Папа может звонить в два часа ночи и приходить, когда ему вздумается. А я и этому была и буду рада. Главное, что он есть. Главное, что он пишет и играет. Главное, что он чувствует потребность во мне. Я почти всегда откладываю, отменяю, переношу дела, встречи ради его спонтанных решений. Я стараюсь угодить, я стараюсь быть нужной и полезной. При том, что с папой мы всегда внешне были на равных, у нас никогда не было классических патриархальных отношений, я не перестаю чувствовать его избранность, исключительность, талантливость. От этого я, обыкновенно жёсткая и эгоистичная, при нём становлюсь дочерью своего отца и позволяю вить из себя верёвки. Моё эго при нём растворяется, как в серной кислоте.

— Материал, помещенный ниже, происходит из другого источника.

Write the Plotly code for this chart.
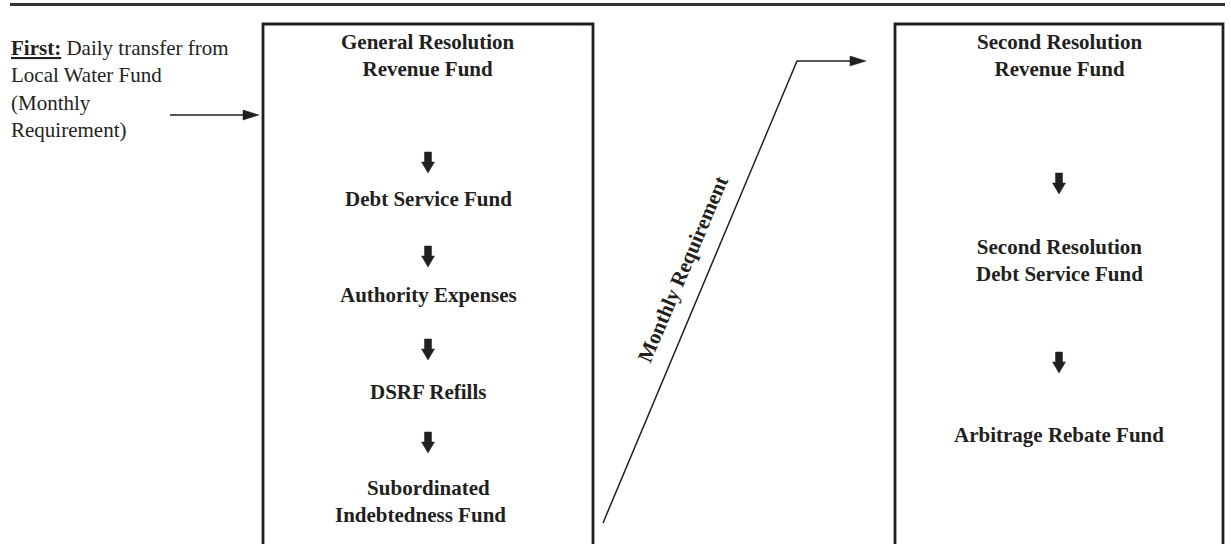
import plotly.graph_objects as go

# ---- content ----
intro_lines = ["<u><b>First:</b></u> Daily transfer from", "Local Water Fund", "(Monthly", "Requirement)"]
general_steps = ["General Resolution<br>Revenue Fund", "Debt Service Fund", "Authority Expenses",
                 "DSRF Refills", "Subordinated<br>Indebtedness Fund\u00a0\u00a0\u00a0"]
second_steps = ["Second Resolution<br>Revenue Fund", "Second Resolution<br>Debt Service Fund",
                "Arbitrage Rebate Fund"]
transfer_label = "Monthly Requirement"

# ---- layout (pixel coordinates) ----
W, H = 1231, 544
INK = "#231f20"
FONT = "Liberation Serif"
FS = 21

left_box = (263, 593)
right_box = (895, 1223)
box_top = 24
general_y = [55, 199, 295, 392, 501]
general_arrow_y = [163, 257, 350, 443]
second_y = [55.5, 260, 435]
second_arrow_y = [184, 363]

fig = go.Figure()
shapes = []
annotations = []

# top rule
shapes.append(dict(type="line", x0=10, x1=1225, y0=4.5, y1=4.5, line=dict(color="#333333", width=3)))

# boxes (open at the bottom)
for x0, x1 in (left_box, right_box):
    shapes.append(dict(type="path", path=f"M{x0},{H+20} L{x0},{box_top} L{x1},{box_top} L{x1},{H+20}",
                       line=dict(color=INK, width=2.8)))

def block_arrow(cx, cy):
    sw, hw = 3.5, 6.5
    p = (f"M{cx-sw},{cy-11} L{cx+sw},{cy-11} L{cx+sw},{cy-1} L{cx+hw},{cy-1} "
         f"L{cx},{cy+10} L{cx-hw},{cy-1} L{cx-sw},{cy-1} Z")
    return dict(type="path", path=p, fillcolor=INK, line=dict(color=INK, width=0.5))

def head_right(tx, ty):
    return dict(type="path", path=f"M{tx},{ty} L{tx-16},{ty-5} L{tx-16},{ty+5} Z",
                fillcolor=INK, line=dict(color=INK, width=0.5))

lcx = sum(left_box) / 2
rcx = sum(right_box) / 2
for y in general_arrow_y:
    shapes.append(block_arrow(lcx, y))
for y in second_arrow_y:
    shapes.append(block_arrow(rcx, y))

# incoming arrow
shapes.append(dict(type="line", x0=170, x1=246, y0=115, y1=115, line=dict(color=INK, width=1.5)))
shapes.append(head_right(259, 115))

# transfer line between boxes
vx, vy = 797, 61
shapes.append(dict(type="path", path=f"M603,523 L{vx},{vy} L852,{vy}", line=dict(color=INK, width=1.5)))
shapes.append(head_right(866, vy))

# texts
annotations.append(dict(x=9, y=88.5, xanchor="left", yanchor="middle", align="left",
                        text="<br>".join(intro_lines), showarrow=False,
                        font=dict(family=FONT, size=FS, color=INK)))
for t, y in zip(general_steps, general_y):
    annotations.append(dict(x=lcx, y=y, text=t, showarrow=False, xanchor="center", yanchor="middle",
                            font=dict(family=FONT, size=FS, color=INK, weight="bold")))
for t, y in zip(second_steps, second_y):
    annotations.append(dict(x=rcx, y=y, text=t, showarrow=False, xanchor="center", yanchor="middle",
                            font=dict(family=FONT, size=FS, color=INK, weight="bold")))
annotations.append(dict(x=683, y=269, text=transfer_label, showarrow=False, textangle=-67,
                        font=dict(family=FONT, size=FS, color=INK, weight="bold")))

fig.update_layout(
    width=W, height=H, margin=dict(l=0, r=0, t=0, b=0),
    paper_bgcolor="white", plot_bgcolor="white",
    xaxis=dict(range=[0, W], visible=False, fixedrange=True),
    yaxis=dict(range=[H, 0], visible=False, fixedrange=True),
    shapes=shapes, annotations=annotations, showlegend=False,
)

fig.write_html("out.html", config={"displayModeBar": False},
               post_script="document.body.style.margin='0';document.body.style.overflow='hidden';")
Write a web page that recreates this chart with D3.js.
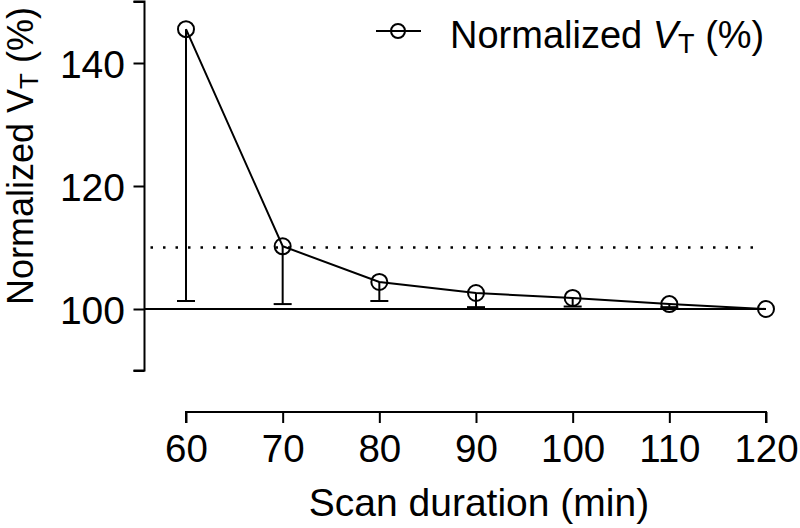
<!DOCTYPE html>
<html>
<head>
<meta charset="utf-8">
<script src="https://cdn.jsdelivr.net/npm/d3@7/dist/d3.min.js"></script>
<style>
  body { margin: 0; background: #fff; }
  svg { display: block; }
  text { font-family: "Liberation Sans", Arial, sans-serif; fill: #000; }
</style>
</head>
<body>
<svg id="chart" width="800" height="528"></svg>
<script>
// ---- data ----
const durations = [60, 70, 80, 90, 100, 110, 120];
const normalizedVT = [145.5, 110.2, 104.4, 102.6, 101.8, 100.8, 100];
const errorDown = [44.2, 9.4, 3.1, 2.3, 1.4, 0.5, 0];
const xTicks = [60, 70, 80, 90, 100, 110, 120];
const yTicks = [100, 120, 140];
const yEnds = [90, 150];
const baselineValue = 100;
const thresholdValue = 110;

const svg = d3.select("#chart");
const x = d3.scaleLinear().domain([60, 120]).range([186, 766]);
const y = d3.scaleLinear().domain([90, 150]).range([370.5, 1.5]);
const axisX = 144.5, axisY = 412;

// Y axis
const yAxis = d3.axisLeft(y).tickValues(yTicks.concat(yEnds)).tickSize(11).tickPadding(8.5)
  .tickFormat(d => yTicks.includes(d) ? d : "");
const gy = svg.append("g").attr("transform", `translate(${axisX},0)`).call(yAxis);
gy.select(".domain").attr("d", `M-11,${y(150)}H0V${y(90)}H-11`).attr("stroke-width", 2).attr("fill", "none");
gy.selectAll(".tick line").attr("stroke-width", 2);
gy.selectAll(".tick text").attr("font-size", 39).attr("font-family", "Liberation Sans, Arial, sans-serif").attr("dy", "0.36em");

// X axis
const xAxis = d3.axisBottom(x).tickValues(xTicks).tickSize(11).tickPadding(12).tickFormat(d => d);
const gx = svg.append("g").attr("transform", `translate(0,${axisY})`).call(xAxis);
gx.select(".domain").attr("d", `M${x(60)},11V0H${x(120)}V11`).attr("stroke-width", 2).attr("fill", "none");
gx.selectAll(".tick line").attr("stroke-width", 2);
gx.selectAll(".tick text").attr("font-size", 38.5).attr("font-family", "Liberation Sans, Arial, sans-serif");

// baseline at 100
svg.append("line").attr("x1", axisX).attr("x2", x(120)).attr("y1", y(baselineValue)).attr("y2", y(baselineValue))
  .attr("stroke", "#000").attr("stroke-width", 2);
// dotted threshold at 110
svg.append("line").attr("x1", axisX + 6).attr("x2", 762).attr("y1", y(thresholdValue)).attr("y2", y(thresholdValue))
  .attr("stroke", "#000").attr("stroke-width", 2.5).attr("stroke-dasharray", "2.5,10");

// error bars (downward only)
const cap = 9;
const eb = svg.append("g").attr("stroke", "#000").attr("stroke-width", 2);
durations.forEach((d, i) => {
  if (errorDown[i] <= 0) return;
  const lo = normalizedVT[i] - errorDown[i];
  eb.append("line").attr("x1", x(d)).attr("x2", x(d)).attr("y1", y(normalizedVT[i])).attr("y2", y(lo));
  eb.append("line").attr("x1", x(d) - cap).attr("x2", x(d) + cap).attr("y1", y(lo)).attr("y2", y(lo));
});

// line
svg.append("path").datum(durations.map((d, i) => [d, normalizedVT[i]]))
  .attr("d", d3.line().x(p => x(p[0])).y(p => y(p[1])))
  .attr("fill", "none").attr("stroke", "#000").attr("stroke-width", 2);

// markers
svg.append("g").selectAll("circle").data(durations).join("circle")
  .attr("cx", d => x(d)).attr("cy", (d, i) => y(normalizedVT[i])).attr("r", 8)
  .attr("fill", "none").attr("stroke", "#000").attr("stroke-width", 2);

// axis titles
svg.append("text").attr("x", 479).attr("y", 516).attr("text-anchor", "middle").attr("font-size", 39)
  .text("Scan duration (min)");

const yt = svg.append("text").attr("transform", "translate(33,156) rotate(-90)").attr("text-anchor", "middle").attr("font-size", 36);
yt.append("tspan").text("Normalized ");
yt.append("tspan").text("V");
yt.append("tspan").attr("font-size", 26).attr("dy", 5).text("T");
yt.append("tspan").attr("dy", -5).text(" (%)");

// legend
svg.append("line").attr("x1", 376).attr("x2", 421).attr("y1", 31).attr("y2", 31).attr("stroke", "#000").attr("stroke-width", 2);
svg.append("circle").attr("cx", 398).attr("cy", 31).attr("r", 7).attr("fill", "none").attr("stroke", "#000").attr("stroke-width", 2);
const lt = svg.append("text").attr("x", 450).attr("y", 48).attr("font-size", 38);
lt.append("tspan").text("Normalized ");
lt.append("tspan").attr("font-style", "italic").text("V");
lt.append("tspan").attr("font-size", 27).attr("dy", 5).text("T");
lt.append("tspan").attr("dy", -5).text(" (%)");
</script>
</body>
</html>
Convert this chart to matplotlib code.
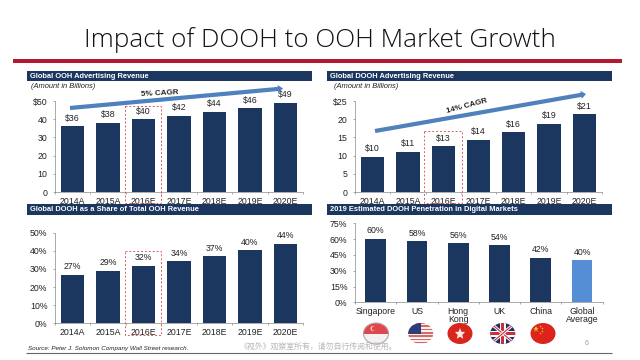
import matplotlib
matplotlib.use("Agg")
import matplotlib.pyplot as plt
from matplotlib.patches import Rectangle, FancyArrow, Ellipse, Polygon

plt.rcParams['font.family'] = ['Liberation Sans', 'DejaVu Sans']

W, H = 640, 360
NAVY = "#1b365f"
BLUE = "#558ed5"
ARROW = "#4f81bd"
RED = "#b5182f"
TXT = "#222222"

years = ["2014A", "2015A", "2016E", "2017E", "2018E", "2019E", "2020E"]
ooh_rev = [36, 38, 40, 42, 44, 46, 49]
dooh_rev = [9.7, 11, 12.6, 14.4, 16.4, 18.7, 21.3]
dooh_labels = ["$10", "$11", "$13", "$14", "$16", "$19", "$21"]
share = [26.7, 29, 31.6, 34.2, 37, 40.3, 43.8]
share_labels = ["27%", "29%", "32%", "34%", "37%", "40%", "44%"]
markets = ["Singapore", "US", "Hong\nKong", "UK", "China", "Global\nAverage"]
penetration = [60, 58, 56, 54, 42, 40]
pen_labels = ["60%", "58%", "56%", "54%", "42%", "40%"]

fig = plt.figure(figsize=(W / 100, H / 100), dpi=100, facecolor="white")

# pixel-space overlay for slide furniture
ov = fig.add_axes([0, 0, 1, 1], zorder=5)
ov.set_xlim(0, W)
ov.set_ylim(H, 0)
ov.axis("off")


def make_axes(x0, x1, ytop, ybot, ymax, ticks, ticklabels, cats, vals, labels,
              colors=None, fs=6.3):
    ax = fig.add_axes([x0 / W, 1 - ybot / H, (x1 - x0) / W, (ybot - ytop) / H], zorder=2)
    pos = list(range(len(cats)))
    ax.bar(pos, vals, width=0.66 if len(cats) == 7 else 0.5, color=colors or NAVY, zorder=2)
    ax.set_xlim(-0.5, len(cats) - 0.5)
    ax.set_ylim(0, ymax)
    ax.set_yticks(ticks)
    ax.set_yticklabels(ticklabels, fontsize=fs, color=TXT)
    ax.set_xticks(pos)
    ax.set_xticklabels(cats, fontsize=fs, color=TXT, linespacing=0.9)
    ax.set_xticks([p - 0.5 for p in pos] + [len(cats) - 0.5], minor=True)
    ax.tick_params(axis="x", which="major", length=0, pad=3.5)
    ax.tick_params(axis="x", which="minor", length=1.5, width=0.5, color="#888888")
    ax.tick_params(axis="y", length=1.5, width=0.5, color="#888888", pad=4)
    for s in ("top", "right"):
        ax.spines[s].set_visible(False)
    for s in ("left", "bottom"):
        ax.spines[s].set_linewidth(0.5)
        ax.spines[s].set_color("#888888")
    for p, v, l in zip(pos, vals, labels):
        ax.annotate(l, (p, v), xytext=(0, 2.6), textcoords="offset points",
                    ha="center", va="bottom", fontsize=fs, color=TXT)
    return ax


make_axes(55, 303, 101, 192, 50, [0, 10, 20, 30, 40, 50],
          ["0", "10", "20", "30", "40", "$50"], years, ooh_rev,
          [f"${v}" for v in ooh_rev])
make_axes(355, 602, 101, 192, 25, [0, 5, 10, 15, 20, 25],
          ["0", "5", "10", "15", "20", "$25"], years, dooh_rev, dooh_labels)
make_axes(55, 303, 232.7, 323.3, 50, [0, 10, 20, 30, 40, 50],
          ["0%", "10%", "20%", "30%", "40%", "50%"], years, share, share_labels)
make_axes(355, 602.7, 223.3, 302.3, 75, [0, 15, 30, 45, 60, 75],
          ["0%", "15%", "30%", "45%", "60%", "75%"], markets, penetration, pen_labels,
          colors=[NAVY] * 5 + [BLUE])

# title and rule
ov.text(320, 40.5, "Impact of DOOH to OOH Market Growth", ha="center", va="center",
        fontsize=18.8, color="#111111", family="Open Sans", fontweight="light")
ov.add_patch(Rectangle((13, 59), 609, 4, color=RED, lw=0))

# panel headers
for x0, x1, y0, t in [
    (26.5, 311.5, 70.7, "Global OOH Advertising Revenue"),
    (326.5, 611.5, 70.7, "Global DOOH Advertising Revenue"),
    (26.5, 311.5, 204.3, "Global DOOH as a Share of Total OOH Revenue"),
    (327, 612, 204.3, "2019 Estimated DOOH Penetration in Digital Markets"),
]:
    ov.add_patch(Rectangle((x0, y0), x1 - x0, 10.5, color=NAVY, lw=0))
    ov.text(x0 + 3, y0 + 5.4, t, color="white", fontsize=5.4, fontweight="bold",
            ha="left", va="center")

ov.text(31, 87, "(Amount in Billions)", fontsize=5.4, style="italic", color=TXT, va="center")
ov.text(334, 87, "(Amount in Billions)", fontsize=5.4, style="italic", color=TXT, va="center")

# CAGR arrows
for (xa, ya, xb, yb) in [(70, 108, 283, 88.5), (375, 131, 586, 94)]:
    ov.add_patch(FancyArrow(xa, ya, xb - xa, yb - ya, width=4.2, head_width=8,
                            head_length=5, length_includes_head=True, color=ARROW, lw=0))
ov.text(160, 93.5, "5% CAGR", fontsize=5.8, fontweight="bold", rotation=3,
        ha="center", va="center", color=TXT, rotation_mode="anchor")
ov.text(467, 106, "14% CAGR", fontsize=5.8, fontweight="bold", rotation=15,
        ha="center", va="center", color=TXT, rotation_mode="anchor")

# dashed highlight boxes around 2016E
for (x0, y0, x1, y1) in [(124.7, 106.3, 161.3, 203), (424.3, 131, 461.7, 203),
                         (124.7, 251, 161.3, 335)]:
    ov.add_patch(Rectangle((x0, y0), x1 - x0, y1 - y0, fill=False, ec="#d9605f",
                           lw=0.7, ls=(0, (2, 2)), zorder=6))

# footer
ov.text(28, 348.3, "Source: Peter J. Solomon Company Wall Street research.", fontsize=4.5,
        style="italic", color=TXT, va="center")
ov.plot([26, 612], [353.3, 353.3], color="#666666", lw=0.8, solid_capstyle="butt")
ov.text(240, 346.7, "《视外》观察室所有，请勿自行传阅和使用。", fontsize=5.7, color="#b8b8b8",
        va="center", family=["Noto Sans CJK SC", "DejaVu Sans"])
ov.text(587, 343.5, "6", fontsize=5, color="#999999", ha="center", va="center")

# flags
CY = 333.5
RX, RY = 12.5, 10.5


def flag_clip(cx):
    return Ellipse((cx, CY), 2 * RX, 2 * RY, transform=ov.transData)


def add(cx, art):
    art.set_clip_path(flag_clip(cx))
    ov.add_artist(art)


def rect(cx, dx, y, w, h, color):
    add(cx, Rectangle((cx + dx, y), w, h, color=color, lw=0))


# Singapore
cx = 376
rect(cx, -13, 322, 26, 11.5, "#e0464a")
rect(cx, -13, 333.5, 26, 11, "#f4f1f1")
ov.add_patch(Ellipse((cx, CY), 2 * RX, 2 * RY, fill=False, ec="#b5a3a3", lw=0.8))
ov.add_patch(Ellipse((cx - 3, 328.5), 5, 5, color="#f6e2e2", lw=0))
ov.add_patch(Ellipse((cx - 2, 328.5), 4.5, 4.5, color="#e0464a", lw=0))

# US
cx = 420.7
for i in range(7):
    rect(cx, -13, 322 + i * 3.3, 26, 1.65, "#d9686a")
    rect(cx, -13, 323.65 + i * 3.3, 26, 1.65, "#f3f0f0")
rect(cx, -13, 322, 13, 11.5, "#2c3e78")

# Hong Kong
cx = 460
rect(cx, -13, 322, 26, 23, "#d8261c")
ov.add_patch(Polygon([(cx, 328), (cx + 1.3, 331.7), (cx + 5, 332), (cx + 2.3, 335),
                      (cx + 3.2, 338.8), (cx, 336.8), (cx - 3.2, 338.8), (cx - 2.3, 335),
                      (cx - 5, 332), (cx - 1.3, 331.7)],
                     color="#f7e8e4", lw=0, zorder=7))

# UK
cx = 502.7
rect(cx, -13, 322, 26, 23, "#232f63")
for (a, b, c, d) in [(-13, -11, 13, 11), (-13, 11, 13, -11)]:
    l, = ov.plot([cx + a, cx + c], [CY + b, CY + d], color="white", lw=2.2)
    l.set_clip_path(flag_clip(cx))
    l, = ov.plot([cx + a, cx + c], [CY + b, CY + d], color="#c8303a", lw=0.8)
    l.set_clip_path(flag_clip(cx))
rect(cx, -13, 330.5, 26, 6, "white")
rect(cx, -3, 322, 6, 23, "white")
rect(cx, -13, 331.8, 26, 3.4, "#c8303a")
rect(cx, -1.7, 322, 3.4, 23, "#c8303a")

# China
cx = 543
rect(cx, -13, 322, 26, 23, "#dc241c")
ov.plot([cx - 7], [329], marker="*", ms=5, color="#f0c030", mew=0)
for dx, dy in [(-3, 325.5), (-1.5, 327.5), (-1.5, 330.5), (-3, 332.5)]:
    ov.plot([cx + dx], [dy], marker="*", ms=1.8, color="#f0c030", mew=0)
ov.set_xlim(0, W)
ov.set_ylim(H, 0)

fig.savefig("out.png", dpi=100)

Когда ему исполнялось сорок лет, папа сказал, что отмечать не станет. И я уехала из города. Но в ночь с пятнадцатого на шестнадцатое июля (на его день рождения) он позвонил… и был искренне удивлён тем фактом, что у меня появились какие-то планы, кроме него. Пропуская все наши мытарства и диалоги, скажу, что тогда я так и не приехала к нему, отстояла свою правоту. И, казалось бы, поступила правильно, логично. Но до сих пор чувство вины, какое-то детское, смутное, рабское, не даёт мне покоя. Всем, что я делаю, я будто до сих пор извиняюсь, прошу прощения, хотя прошло уже два с небольшим года…

И даже сейчас, когда я нахожусь за полторы тысячи километров от дома, ни один мой день не проходит без папиной песни, как ни один его день не проходит без мысли о театре.